S. Sebastiano, soldato torturato dalle frecce e poi ucciso, era venerato soprattutto contro la peste. Patrono dei vigili urbani, ad Atri fu festeggiato il 20 gennaio 2001.

S. Giorgio, cavaliere legato alla battaglia contro il drago (simbolo del paganesimo), venerato dai cattolici, dagli orientali e addirittura, con modalità diverse, dagli islamici, è patrono degli scouts, presenti in Atri dal secondo dopoguerra nelle chiese della Cattedrale e di S. Francesco, e recentemente tornati nella parrocchia di S. Maria.

S. Barbara, patrona degli artificieri e dei pompieri, figlia di un pagano, fu decapitata dal padre che subito dopo fu ucciso da un fulmine. Per Atri i minatori del Belgio realizzarono la piccola statua, custodita in S. Agostino e dal 2000 inS. Francesco. Gli atriani la ricordano per il proverbio: “Santa Barbara benedetta, liberaci dal tuono e dalla saetta”. Per alcuni anni furono accesi e portati per il centro storico i “faugni”, nella data liturgica del 4 dicembre.

La chiesa di S. Liberatore, restaurata nel 2006 dal Comune di Atri e dalla Fondazione Tercas, è officiata soltanto, con l’organizzazione dell’associazione combattentistica locale e del Comune, il 4 novembre, o talvolta, nella domenica più vicina. La celebrazione eucaristica è il sigillo del corteo che parte dalla villa comunale e percorre la strada centrale della cittadina. Recentemente la celebrazione è stata animata dalla corale friulana “Natissa”, per via del gemellaggio con il coro folkloristico “Antonio Di Jorio”.

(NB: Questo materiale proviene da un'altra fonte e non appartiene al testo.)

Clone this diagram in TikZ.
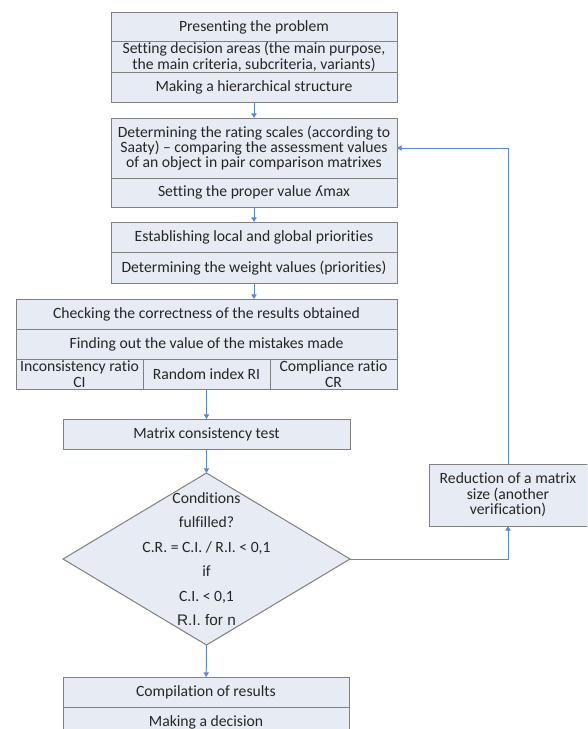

Nel 1995, per il mezzo secolo della liberazione, il 18 giugno fu realizzata una grande festa e l’oratorio, insufficiente per ospitare ex-combattenti e fedeli, fu sostituito dalla Piazza duchi d’Acquaviva con un palco. Avrebbe dovuto celebrare la S. Messa l’allora Arcivescovo di Teramo- Atri, Mons. Antonio Nuzzi, ma per impegni improrogabili fu presieduta da Don Giuseppe Bonomo, attuale Parroco di S. Maria nella Concattedrale, all’epoca cappellano dell’ospedale civile.

All’interno, vari cimeli ricordano i caduti atriani delle due guerre del secolo breve ed eroi della città come Pietro Baiocchi e Aurelio Grue.